# [GIVEN INSTRUCTION]
Would you return the run of lines that starts at the one with "Write the Apache ECharts code for this chart." and ends at the one with "['BOMB', 'C-VERDE', 'P-TORRES', 'S-HELENA', 'UDEP', 'GURALP'];", ends included, exactly as written and without the images?

# [EXTRACTED INFORMATION]
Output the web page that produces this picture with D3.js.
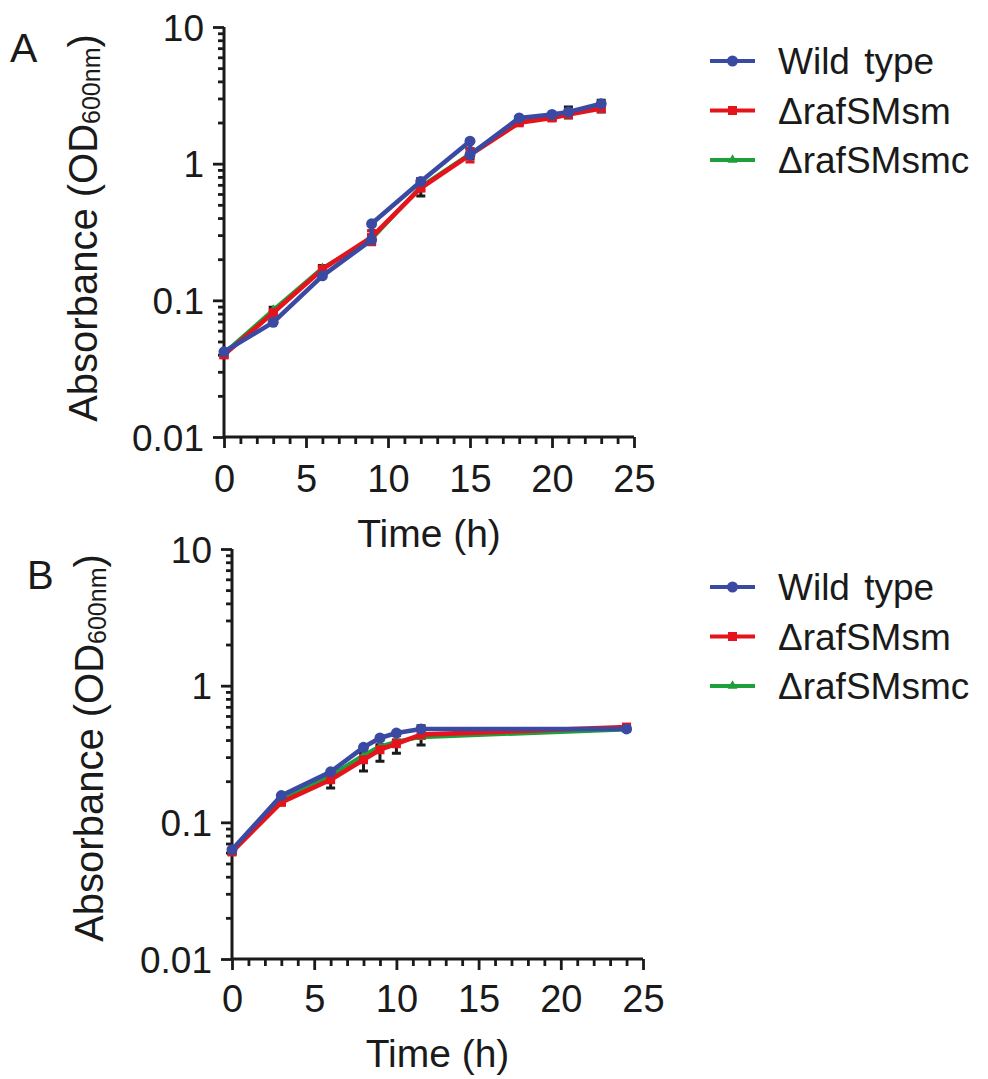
* * *
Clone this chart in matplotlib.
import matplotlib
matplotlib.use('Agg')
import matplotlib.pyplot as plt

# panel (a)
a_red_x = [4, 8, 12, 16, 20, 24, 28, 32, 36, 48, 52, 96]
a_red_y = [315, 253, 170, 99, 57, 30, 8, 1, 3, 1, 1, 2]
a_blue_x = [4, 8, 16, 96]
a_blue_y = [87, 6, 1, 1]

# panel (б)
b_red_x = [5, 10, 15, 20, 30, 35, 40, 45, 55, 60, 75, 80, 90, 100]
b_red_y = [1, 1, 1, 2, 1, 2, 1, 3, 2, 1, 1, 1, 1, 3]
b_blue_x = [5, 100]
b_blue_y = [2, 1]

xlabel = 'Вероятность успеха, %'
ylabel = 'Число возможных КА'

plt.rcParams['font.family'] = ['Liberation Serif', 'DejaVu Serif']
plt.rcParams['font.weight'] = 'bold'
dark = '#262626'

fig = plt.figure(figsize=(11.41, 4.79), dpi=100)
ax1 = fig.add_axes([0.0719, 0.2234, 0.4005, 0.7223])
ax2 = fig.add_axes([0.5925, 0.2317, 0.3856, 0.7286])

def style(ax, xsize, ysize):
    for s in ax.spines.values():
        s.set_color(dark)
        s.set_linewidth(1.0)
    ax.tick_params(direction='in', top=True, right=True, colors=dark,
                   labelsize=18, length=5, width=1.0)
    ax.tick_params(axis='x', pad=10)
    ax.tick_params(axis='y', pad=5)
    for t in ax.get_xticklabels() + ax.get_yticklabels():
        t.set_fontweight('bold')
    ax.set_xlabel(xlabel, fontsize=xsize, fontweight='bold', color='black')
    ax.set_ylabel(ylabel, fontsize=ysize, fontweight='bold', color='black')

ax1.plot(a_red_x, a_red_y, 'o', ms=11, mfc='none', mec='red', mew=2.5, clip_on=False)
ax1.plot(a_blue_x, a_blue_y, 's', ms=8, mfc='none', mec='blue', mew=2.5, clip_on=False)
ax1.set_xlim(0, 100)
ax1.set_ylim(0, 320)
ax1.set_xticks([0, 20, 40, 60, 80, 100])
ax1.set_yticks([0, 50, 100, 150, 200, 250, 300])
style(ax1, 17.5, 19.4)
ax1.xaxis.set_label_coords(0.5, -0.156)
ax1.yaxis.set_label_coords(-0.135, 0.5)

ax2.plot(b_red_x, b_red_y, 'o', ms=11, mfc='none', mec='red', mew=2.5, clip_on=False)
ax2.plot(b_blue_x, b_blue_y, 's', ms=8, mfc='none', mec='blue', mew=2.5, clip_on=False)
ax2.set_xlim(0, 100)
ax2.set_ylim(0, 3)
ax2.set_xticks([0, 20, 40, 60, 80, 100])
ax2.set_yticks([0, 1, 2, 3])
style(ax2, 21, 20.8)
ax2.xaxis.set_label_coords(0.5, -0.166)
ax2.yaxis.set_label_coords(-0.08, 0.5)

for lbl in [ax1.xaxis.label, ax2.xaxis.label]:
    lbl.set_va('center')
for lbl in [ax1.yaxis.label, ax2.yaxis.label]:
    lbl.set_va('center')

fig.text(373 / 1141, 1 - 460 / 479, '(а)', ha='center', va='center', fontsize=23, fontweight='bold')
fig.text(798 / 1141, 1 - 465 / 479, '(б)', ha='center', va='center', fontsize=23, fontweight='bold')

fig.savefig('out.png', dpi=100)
---
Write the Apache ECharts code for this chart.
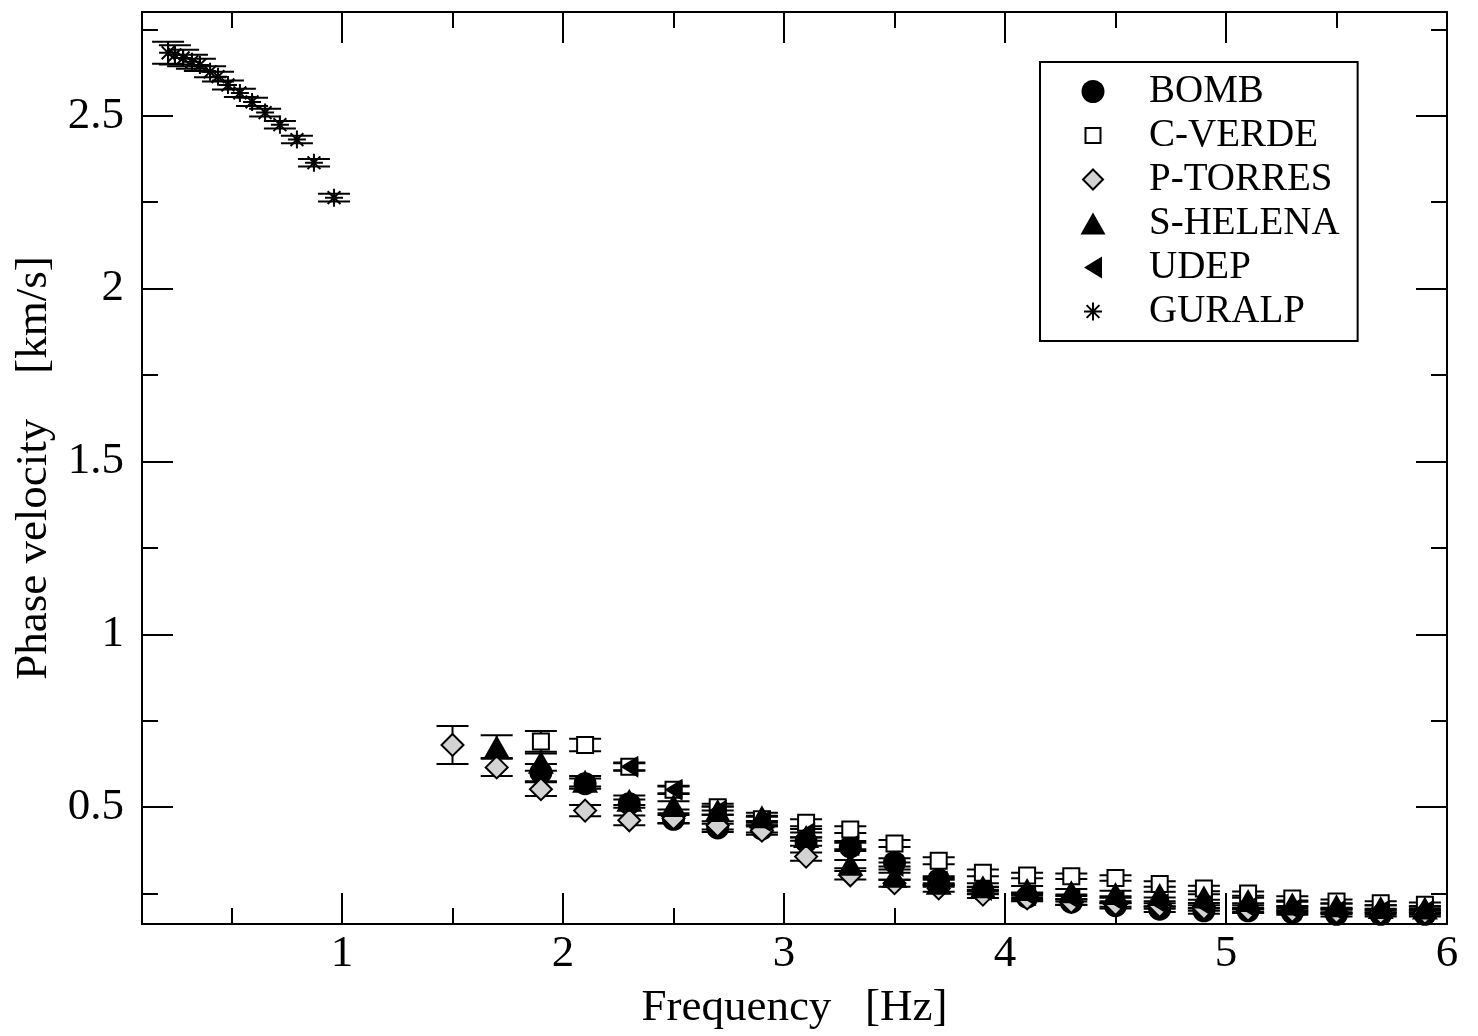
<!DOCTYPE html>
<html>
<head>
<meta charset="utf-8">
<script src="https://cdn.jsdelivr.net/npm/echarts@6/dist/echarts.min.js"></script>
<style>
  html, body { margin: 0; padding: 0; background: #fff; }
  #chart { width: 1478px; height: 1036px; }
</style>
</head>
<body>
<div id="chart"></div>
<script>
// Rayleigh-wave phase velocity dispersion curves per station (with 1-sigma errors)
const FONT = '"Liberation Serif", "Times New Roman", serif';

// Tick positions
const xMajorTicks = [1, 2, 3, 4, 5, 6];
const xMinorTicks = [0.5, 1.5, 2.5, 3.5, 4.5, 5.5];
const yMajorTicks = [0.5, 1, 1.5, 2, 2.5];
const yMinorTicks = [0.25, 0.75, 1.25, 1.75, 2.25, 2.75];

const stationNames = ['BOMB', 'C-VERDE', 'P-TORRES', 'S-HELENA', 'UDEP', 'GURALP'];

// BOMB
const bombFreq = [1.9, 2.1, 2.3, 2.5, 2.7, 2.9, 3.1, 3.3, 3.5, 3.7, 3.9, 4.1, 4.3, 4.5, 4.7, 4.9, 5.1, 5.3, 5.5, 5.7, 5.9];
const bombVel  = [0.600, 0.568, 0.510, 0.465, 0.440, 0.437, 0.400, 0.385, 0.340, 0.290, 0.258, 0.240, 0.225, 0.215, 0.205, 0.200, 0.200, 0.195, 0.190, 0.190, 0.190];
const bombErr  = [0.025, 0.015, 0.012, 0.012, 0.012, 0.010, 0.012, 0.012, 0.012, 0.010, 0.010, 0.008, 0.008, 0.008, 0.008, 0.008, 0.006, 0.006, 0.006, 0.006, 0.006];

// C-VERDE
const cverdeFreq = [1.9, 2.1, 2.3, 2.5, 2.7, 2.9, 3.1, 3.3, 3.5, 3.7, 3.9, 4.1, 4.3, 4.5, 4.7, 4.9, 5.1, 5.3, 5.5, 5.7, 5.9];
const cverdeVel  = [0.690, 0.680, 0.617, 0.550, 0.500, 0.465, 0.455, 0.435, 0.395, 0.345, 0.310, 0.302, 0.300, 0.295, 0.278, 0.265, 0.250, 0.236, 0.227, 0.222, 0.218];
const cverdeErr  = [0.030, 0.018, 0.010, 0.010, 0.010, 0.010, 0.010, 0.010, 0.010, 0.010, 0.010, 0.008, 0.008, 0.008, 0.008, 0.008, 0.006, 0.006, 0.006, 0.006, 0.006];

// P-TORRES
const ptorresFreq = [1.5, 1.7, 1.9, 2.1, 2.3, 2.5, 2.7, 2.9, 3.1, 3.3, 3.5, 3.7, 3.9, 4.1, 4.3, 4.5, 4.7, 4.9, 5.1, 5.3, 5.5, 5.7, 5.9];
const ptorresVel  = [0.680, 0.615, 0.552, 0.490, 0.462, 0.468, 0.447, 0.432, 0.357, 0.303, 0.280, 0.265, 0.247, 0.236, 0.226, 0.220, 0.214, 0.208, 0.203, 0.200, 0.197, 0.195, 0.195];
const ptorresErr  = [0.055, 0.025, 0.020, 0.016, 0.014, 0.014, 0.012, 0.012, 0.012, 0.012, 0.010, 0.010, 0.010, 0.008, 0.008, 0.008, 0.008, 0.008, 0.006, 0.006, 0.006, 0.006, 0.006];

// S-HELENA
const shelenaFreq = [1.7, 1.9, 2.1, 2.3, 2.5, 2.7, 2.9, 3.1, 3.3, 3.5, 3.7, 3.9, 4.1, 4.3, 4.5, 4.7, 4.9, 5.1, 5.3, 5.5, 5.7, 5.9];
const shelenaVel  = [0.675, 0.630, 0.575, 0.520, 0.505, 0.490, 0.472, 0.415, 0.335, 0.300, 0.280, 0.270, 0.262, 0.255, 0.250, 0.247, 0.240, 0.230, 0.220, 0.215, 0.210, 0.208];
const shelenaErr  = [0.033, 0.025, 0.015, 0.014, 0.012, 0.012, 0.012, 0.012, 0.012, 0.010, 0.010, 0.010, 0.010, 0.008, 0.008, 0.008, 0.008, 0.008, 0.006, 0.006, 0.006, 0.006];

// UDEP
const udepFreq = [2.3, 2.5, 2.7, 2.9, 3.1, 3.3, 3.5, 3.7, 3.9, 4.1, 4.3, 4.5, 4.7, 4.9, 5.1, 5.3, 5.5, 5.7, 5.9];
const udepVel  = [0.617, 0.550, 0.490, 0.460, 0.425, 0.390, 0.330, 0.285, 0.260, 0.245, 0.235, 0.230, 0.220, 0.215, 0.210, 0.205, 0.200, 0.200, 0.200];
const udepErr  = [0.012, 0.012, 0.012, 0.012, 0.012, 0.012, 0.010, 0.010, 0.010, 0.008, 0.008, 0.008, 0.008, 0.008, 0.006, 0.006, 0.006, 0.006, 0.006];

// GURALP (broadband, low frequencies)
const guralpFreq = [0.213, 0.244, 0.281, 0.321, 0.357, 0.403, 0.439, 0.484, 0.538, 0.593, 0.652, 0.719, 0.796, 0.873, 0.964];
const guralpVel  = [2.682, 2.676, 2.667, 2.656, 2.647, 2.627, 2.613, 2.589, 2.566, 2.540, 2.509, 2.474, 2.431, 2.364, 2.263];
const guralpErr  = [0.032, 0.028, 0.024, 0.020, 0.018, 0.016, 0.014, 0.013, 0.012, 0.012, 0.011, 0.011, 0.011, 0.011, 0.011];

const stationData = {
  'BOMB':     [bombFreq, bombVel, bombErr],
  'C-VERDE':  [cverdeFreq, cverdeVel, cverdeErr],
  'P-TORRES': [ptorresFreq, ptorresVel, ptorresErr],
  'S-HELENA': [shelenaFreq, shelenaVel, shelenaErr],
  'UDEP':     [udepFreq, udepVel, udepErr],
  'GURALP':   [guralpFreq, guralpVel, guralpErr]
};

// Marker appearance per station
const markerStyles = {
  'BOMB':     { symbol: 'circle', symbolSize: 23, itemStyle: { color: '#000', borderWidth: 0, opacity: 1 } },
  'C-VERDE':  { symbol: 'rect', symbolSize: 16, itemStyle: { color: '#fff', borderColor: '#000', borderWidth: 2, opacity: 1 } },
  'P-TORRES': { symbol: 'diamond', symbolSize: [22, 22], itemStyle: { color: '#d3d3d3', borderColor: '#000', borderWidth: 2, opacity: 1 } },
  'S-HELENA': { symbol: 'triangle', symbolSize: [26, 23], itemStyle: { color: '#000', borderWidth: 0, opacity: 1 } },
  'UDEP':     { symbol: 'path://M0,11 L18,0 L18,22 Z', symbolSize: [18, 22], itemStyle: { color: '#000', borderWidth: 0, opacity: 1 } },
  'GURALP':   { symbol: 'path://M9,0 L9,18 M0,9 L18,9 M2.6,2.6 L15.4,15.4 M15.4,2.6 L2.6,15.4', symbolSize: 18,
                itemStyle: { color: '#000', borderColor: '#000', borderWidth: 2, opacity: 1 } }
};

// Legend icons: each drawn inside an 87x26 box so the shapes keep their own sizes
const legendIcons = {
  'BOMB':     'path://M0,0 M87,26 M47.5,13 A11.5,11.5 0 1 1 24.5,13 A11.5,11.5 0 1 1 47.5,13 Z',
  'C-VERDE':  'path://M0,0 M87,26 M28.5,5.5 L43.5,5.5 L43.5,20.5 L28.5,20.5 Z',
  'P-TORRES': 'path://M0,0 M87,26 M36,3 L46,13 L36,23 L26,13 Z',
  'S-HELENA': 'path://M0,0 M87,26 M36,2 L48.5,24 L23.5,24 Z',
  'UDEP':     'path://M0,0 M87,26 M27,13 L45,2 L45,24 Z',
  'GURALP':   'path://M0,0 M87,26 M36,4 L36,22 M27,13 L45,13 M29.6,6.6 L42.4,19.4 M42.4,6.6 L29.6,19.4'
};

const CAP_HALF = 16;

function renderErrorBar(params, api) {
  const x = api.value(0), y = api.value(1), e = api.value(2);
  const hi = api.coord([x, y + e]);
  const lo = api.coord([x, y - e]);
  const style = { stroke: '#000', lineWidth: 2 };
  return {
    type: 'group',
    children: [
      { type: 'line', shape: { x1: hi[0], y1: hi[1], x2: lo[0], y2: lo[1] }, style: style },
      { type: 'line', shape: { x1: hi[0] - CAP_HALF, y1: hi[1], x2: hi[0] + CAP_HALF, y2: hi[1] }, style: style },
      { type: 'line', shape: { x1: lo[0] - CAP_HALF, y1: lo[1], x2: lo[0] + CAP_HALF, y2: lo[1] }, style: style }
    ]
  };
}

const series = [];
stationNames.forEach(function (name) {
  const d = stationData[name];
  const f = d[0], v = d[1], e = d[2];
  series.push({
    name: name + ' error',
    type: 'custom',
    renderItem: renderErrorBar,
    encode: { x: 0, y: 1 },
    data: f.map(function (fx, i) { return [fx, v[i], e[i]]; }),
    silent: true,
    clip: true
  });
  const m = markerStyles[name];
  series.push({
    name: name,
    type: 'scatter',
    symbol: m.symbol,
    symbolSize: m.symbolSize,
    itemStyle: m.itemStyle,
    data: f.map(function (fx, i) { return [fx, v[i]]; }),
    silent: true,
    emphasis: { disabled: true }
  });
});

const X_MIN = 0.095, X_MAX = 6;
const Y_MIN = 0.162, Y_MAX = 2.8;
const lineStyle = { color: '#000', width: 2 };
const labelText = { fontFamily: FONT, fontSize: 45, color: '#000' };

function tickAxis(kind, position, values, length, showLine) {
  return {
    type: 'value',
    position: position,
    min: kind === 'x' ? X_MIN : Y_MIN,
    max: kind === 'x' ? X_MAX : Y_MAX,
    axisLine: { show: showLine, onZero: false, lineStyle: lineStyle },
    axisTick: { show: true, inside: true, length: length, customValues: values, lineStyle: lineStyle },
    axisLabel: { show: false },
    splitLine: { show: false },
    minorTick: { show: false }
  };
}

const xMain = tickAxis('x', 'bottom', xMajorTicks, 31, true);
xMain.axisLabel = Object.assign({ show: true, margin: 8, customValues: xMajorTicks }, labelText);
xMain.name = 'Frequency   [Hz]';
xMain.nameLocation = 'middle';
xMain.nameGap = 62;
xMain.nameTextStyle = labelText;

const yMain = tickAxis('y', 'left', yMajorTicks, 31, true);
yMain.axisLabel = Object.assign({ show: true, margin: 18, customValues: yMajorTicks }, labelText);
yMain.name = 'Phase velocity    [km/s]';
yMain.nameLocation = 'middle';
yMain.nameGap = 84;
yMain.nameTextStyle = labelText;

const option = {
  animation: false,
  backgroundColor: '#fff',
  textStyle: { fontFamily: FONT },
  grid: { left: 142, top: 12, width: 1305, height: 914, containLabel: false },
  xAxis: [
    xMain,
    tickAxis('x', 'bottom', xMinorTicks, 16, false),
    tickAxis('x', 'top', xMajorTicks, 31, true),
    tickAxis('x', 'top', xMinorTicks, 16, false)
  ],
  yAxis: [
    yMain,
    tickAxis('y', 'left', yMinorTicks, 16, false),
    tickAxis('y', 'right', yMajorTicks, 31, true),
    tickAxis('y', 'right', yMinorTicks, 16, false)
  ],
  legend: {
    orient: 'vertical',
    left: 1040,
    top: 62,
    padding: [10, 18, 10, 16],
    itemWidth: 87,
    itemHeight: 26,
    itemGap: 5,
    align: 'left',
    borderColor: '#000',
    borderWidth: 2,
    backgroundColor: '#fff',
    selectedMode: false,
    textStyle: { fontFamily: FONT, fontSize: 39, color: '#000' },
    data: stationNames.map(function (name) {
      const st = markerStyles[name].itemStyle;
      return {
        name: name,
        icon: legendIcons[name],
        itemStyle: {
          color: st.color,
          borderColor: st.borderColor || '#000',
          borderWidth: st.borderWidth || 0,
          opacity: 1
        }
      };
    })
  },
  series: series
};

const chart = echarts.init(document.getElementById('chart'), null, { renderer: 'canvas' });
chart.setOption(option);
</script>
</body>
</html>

# [WRITTEN REPLY]
Write the Apache ECharts code for this chart.
<!DOCTYPE html>
<html>
<head>
<meta charset="utf-8">
<script src="https://cdn.jsdelivr.net/npm/echarts@6/dist/echarts.min.js"></script>
<style>
  html, body { margin: 0; padding: 0; background: #fff; }
  #chart { width: 1478px; height: 1036px; }
</style>
</head>
<body>
<div id="chart"></div>
<script>
// Rayleigh-wave phase velocity dispersion curves per station (with 1-sigma errors)
const FONT = '"Liberation Serif", "Times New Roman", serif';

// Tick positions
const xMajorTicks = [1, 2, 3, 4, 5, 6];
const xMinorTicks = [0.5, 1.5, 2.5, 3.5, 4.5, 5.5];
const yMajorTicks = [0.5, 1, 1.5, 2, 2.5];
const yMinorTicks = [0.25, 0.75, 1.25, 1.75, 2.25, 2.75];

const stationNames = ['BOMB', 'C-VERDE', 'P-TORRES', 'S-HELENA', 'UDEP', 'GURALP'];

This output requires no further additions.